▶ **Provided material**:
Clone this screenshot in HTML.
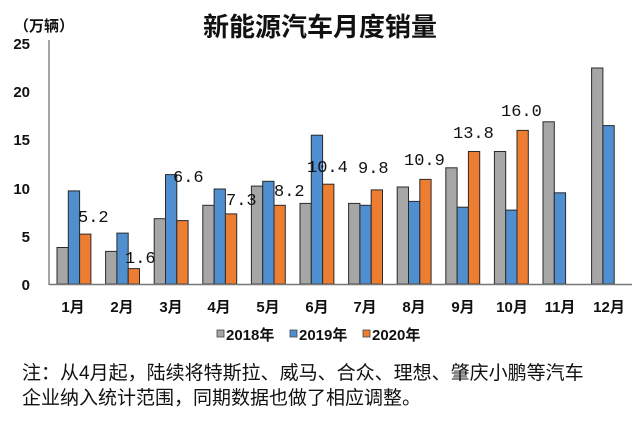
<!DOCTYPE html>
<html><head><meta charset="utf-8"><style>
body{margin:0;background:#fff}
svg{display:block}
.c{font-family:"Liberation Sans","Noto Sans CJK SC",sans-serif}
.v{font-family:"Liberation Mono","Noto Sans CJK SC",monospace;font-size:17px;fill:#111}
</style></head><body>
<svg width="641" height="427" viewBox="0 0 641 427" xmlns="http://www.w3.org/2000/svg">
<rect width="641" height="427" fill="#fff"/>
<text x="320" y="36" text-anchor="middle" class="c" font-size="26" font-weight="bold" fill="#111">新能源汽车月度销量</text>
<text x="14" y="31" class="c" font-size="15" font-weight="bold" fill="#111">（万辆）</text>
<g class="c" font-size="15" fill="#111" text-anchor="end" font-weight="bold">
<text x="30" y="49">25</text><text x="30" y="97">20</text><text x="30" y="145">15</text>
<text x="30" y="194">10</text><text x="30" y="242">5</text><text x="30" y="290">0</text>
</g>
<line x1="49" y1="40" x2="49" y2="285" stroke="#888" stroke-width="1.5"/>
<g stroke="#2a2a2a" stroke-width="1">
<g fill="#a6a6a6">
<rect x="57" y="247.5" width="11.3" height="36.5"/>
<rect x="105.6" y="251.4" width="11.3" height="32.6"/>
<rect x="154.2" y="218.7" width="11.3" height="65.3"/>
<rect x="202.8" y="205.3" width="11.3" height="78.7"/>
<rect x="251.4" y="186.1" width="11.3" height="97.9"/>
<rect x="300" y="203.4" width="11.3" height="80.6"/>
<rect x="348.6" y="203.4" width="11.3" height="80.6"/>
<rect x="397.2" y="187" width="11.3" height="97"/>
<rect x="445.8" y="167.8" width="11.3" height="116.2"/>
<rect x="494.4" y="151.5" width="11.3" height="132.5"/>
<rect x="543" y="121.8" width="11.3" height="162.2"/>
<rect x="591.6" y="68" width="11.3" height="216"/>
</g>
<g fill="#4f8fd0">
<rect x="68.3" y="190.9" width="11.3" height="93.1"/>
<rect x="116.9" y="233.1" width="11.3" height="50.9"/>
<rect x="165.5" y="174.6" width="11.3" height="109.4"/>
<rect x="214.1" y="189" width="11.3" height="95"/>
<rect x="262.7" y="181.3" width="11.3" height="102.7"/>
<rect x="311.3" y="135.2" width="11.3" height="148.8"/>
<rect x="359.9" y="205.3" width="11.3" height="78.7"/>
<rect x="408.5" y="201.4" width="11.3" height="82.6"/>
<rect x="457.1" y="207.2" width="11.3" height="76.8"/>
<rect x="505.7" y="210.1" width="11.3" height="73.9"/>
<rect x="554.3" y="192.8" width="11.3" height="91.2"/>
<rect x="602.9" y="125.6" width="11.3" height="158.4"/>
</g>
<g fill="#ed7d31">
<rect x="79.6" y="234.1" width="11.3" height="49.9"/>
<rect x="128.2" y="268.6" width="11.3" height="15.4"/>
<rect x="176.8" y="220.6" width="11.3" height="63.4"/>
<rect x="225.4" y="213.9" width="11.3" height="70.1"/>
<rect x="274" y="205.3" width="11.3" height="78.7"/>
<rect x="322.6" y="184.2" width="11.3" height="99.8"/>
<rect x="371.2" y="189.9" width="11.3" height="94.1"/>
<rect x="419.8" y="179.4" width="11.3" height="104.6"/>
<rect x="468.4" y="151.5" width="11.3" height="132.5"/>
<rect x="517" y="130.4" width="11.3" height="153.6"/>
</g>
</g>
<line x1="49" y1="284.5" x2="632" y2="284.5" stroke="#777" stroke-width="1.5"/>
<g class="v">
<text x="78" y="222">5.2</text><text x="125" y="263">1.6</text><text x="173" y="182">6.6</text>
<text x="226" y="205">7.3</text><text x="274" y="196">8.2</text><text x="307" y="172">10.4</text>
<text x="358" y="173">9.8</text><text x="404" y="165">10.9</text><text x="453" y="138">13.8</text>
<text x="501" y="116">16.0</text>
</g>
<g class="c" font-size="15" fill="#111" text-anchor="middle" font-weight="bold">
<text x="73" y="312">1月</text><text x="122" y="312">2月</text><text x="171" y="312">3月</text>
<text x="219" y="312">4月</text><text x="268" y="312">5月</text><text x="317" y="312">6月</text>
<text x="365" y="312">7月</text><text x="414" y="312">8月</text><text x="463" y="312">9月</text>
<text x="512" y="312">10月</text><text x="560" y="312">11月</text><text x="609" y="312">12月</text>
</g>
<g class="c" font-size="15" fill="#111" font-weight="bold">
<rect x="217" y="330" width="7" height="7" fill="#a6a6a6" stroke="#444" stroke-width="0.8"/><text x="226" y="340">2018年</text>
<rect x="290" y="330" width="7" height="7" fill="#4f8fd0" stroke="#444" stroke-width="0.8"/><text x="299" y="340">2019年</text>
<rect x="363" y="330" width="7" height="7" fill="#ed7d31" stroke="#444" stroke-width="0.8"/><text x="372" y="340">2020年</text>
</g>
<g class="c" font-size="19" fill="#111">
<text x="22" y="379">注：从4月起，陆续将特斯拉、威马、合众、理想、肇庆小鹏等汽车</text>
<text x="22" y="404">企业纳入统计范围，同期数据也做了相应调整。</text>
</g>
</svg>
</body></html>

▶ **Instruction**: Transcribe the whole listing, character for character, but not its images.

▶ **The response**:
Clone this screenshot in HTML.
<!DOCTYPE html>
<html><head><meta charset="utf-8"><style>
body{margin:0;background:#fff}
svg{display:block}
.c{font-family:"Liberation Sans","Noto Sans CJK SC",sans-serif}
.v{font-family:"Liberation Mono","Noto Sans CJK SC",monospace;font-size:17px;fill:#111}
</style></head><body>
<svg width="641" height="427" viewBox="0 0 641 427" xmlns="http://www.w3.org/2000/svg">
<rect width="641" height="427" fill="#fff"/>
<text x="320" y="36" text-anchor="middle" class="c" font-size="26" font-weight="bold" fill="#111">新能源汽车月度销量</text>
<text x="14" y="31" class="c" font-size="15" font-weight="bold" fill="#111">（万辆）</text>
<g class="c" font-size="15" fill="#111" text-anchor="end" font-weight="bold">
<text x="30" y="49">25</text><text x="30" y="97">20</text><text x="30" y="145">15</text>
<text x="30" y="194">10</text><text x="30" y="242">5</text><text x="30" y="290">0</text>
</g>
<line x1="49" y1="40" x2="49" y2="285" stroke="#888" stroke-width="1.5"/>
<g stroke="#2a2a2a" stroke-width="1">
<g fill="#a6a6a6">
<rect x="57" y="247.5" width="11.3" height="36.5"/>
<rect x="105.6" y="251.4" width="11.3" height="32.6"/>
<rect x="154.2" y="218.7" width="11.3" height="65.3"/>
<rect x="202.8" y="205.3" width="11.3" height="78.7"/>
<rect x="251.4" y="186.1" width="11.3" height="97.9"/>
<rect x="300" y="203.4" width="11.3" height="80.6"/>
<rect x="348.6" y="203.4" width="11.3" height="80.6"/>
<rect x="397.2" y="187" width="11.3" height="97"/>
<rect x="445.8" y="167.8" width="11.3" height="116.2"/>
<rect x="494.4" y="151.5" width="11.3" height="132.5"/>
<rect x="543" y="121.8" width="11.3" height="162.2"/>
<rect x="591.6" y="68" width="11.3" height="216"/>
</g>
<g fill="#4f8fd0">
<rect x="68.3" y="190.9" width="11.3" height="93.1"/>
<rect x="116.9" y="233.1" width="11.3" height="50.9"/>
<rect x="165.5" y="174.6" width="11.3" height="109.4"/>
<rect x="214.1" y="189" width="11.3" height="95"/>
<rect x="262.7" y="181.3" width="11.3" height="102.7"/>
<rect x="311.3" y="135.2" width="11.3" height="148.8"/>
<rect x="359.9" y="205.3" width="11.3" height="78.7"/>
<rect x="408.5" y="201.4" width="11.3" height="82.6"/>
<rect x="457.1" y="207.2" width="11.3" height="76.8"/>
<rect x="505.7" y="210.1" width="11.3" height="73.9"/>
<rect x="554.3" y="192.8" width="11.3" height="91.2"/>
<rect x="602.9" y="125.6" width="11.3" height="158.4"/>
</g>
<g fill="#ed7d31">
<rect x="79.6" y="234.1" width="11.3" height="49.9"/>
<rect x="128.2" y="268.6" width="11.3" height="15.4"/>
<rect x="176.8" y="220.6" width="11.3" height="63.4"/>
<rect x="225.4" y="213.9" width="11.3" height="70.1"/>
<rect x="274" y="205.3" width="11.3" height="78.7"/>
<rect x="322.6" y="184.2" width="11.3" height="99.8"/>
<rect x="371.2" y="189.9" width="11.3" height="94.1"/>
<rect x="419.8" y="179.4" width="11.3" height="104.6"/>
<rect x="468.4" y="151.5" width="11.3" height="132.5"/>
<rect x="517" y="130.4" width="11.3" height="153.6"/>
</g>
</g>
<line x1="49" y1="284.5" x2="632" y2="284.5" stroke="#777" stroke-width="1.5"/>
<g class="v">
<text x="78" y="222">5.2</text><text x="125" y="263">1.6</text><text x="173" y="182">6.6</text>
<text x="226" y="205">7.3</text><text x="274" y="196">8.2</text><text x="307" y="172">10.4</text>
<text x="358" y="173">9.8</text><text x="404" y="165">10.9</text><text x="453" y="138">13.8</text>
<text x="501" y="116">16.0</text>
</g>
<g class="c" font-size="15" fill="#111" text-anchor="middle" font-weight="bold">
<text x="73" y="312">1月</text><text x="122" y="312">2月</text><text x="171" y="312">3月</text>
<text x="219" y="312">4月</text><text x="268" y="312">5月</text><text x="317" y="312">6月</text>
<text x="365" y="312">7月</text><text x="414" y="312">8月</text><text x="463" y="312">9月</text>
<text x="512" y="312">10月</text><text x="560" y="312">11月</text><text x="609" y="312">12月</text>
</g>
<g class="c" font-size="15" fill="#111" font-weight="bold">
<rect x="217" y="330" width="7" height="7" fill="#a6a6a6" stroke="#444" stroke-width="0.8"/><text x="226" y="340">2018年</text>
<rect x="290" y="330" width="7" height="7" fill="#4f8fd0" stroke="#444" stroke-width="0.8"/><text x="299" y="340">2019年</text>
<rect x="363" y="330" width="7" height="7" fill="#ed7d31" stroke="#444" stroke-width="0.8"/><text x="372" y="340">2020年</text>
</g>
<g class="c" font-size="19" fill="#111">
<text x="22" y="379">注：从4月起，陆续将特斯拉、威马、合众、理想、肇庆小鹏等汽车</text>
<text x="22" y="404">企业纳入统计范围，同期数据也做了相应调整。</text>
</g>
</svg>
</body></html>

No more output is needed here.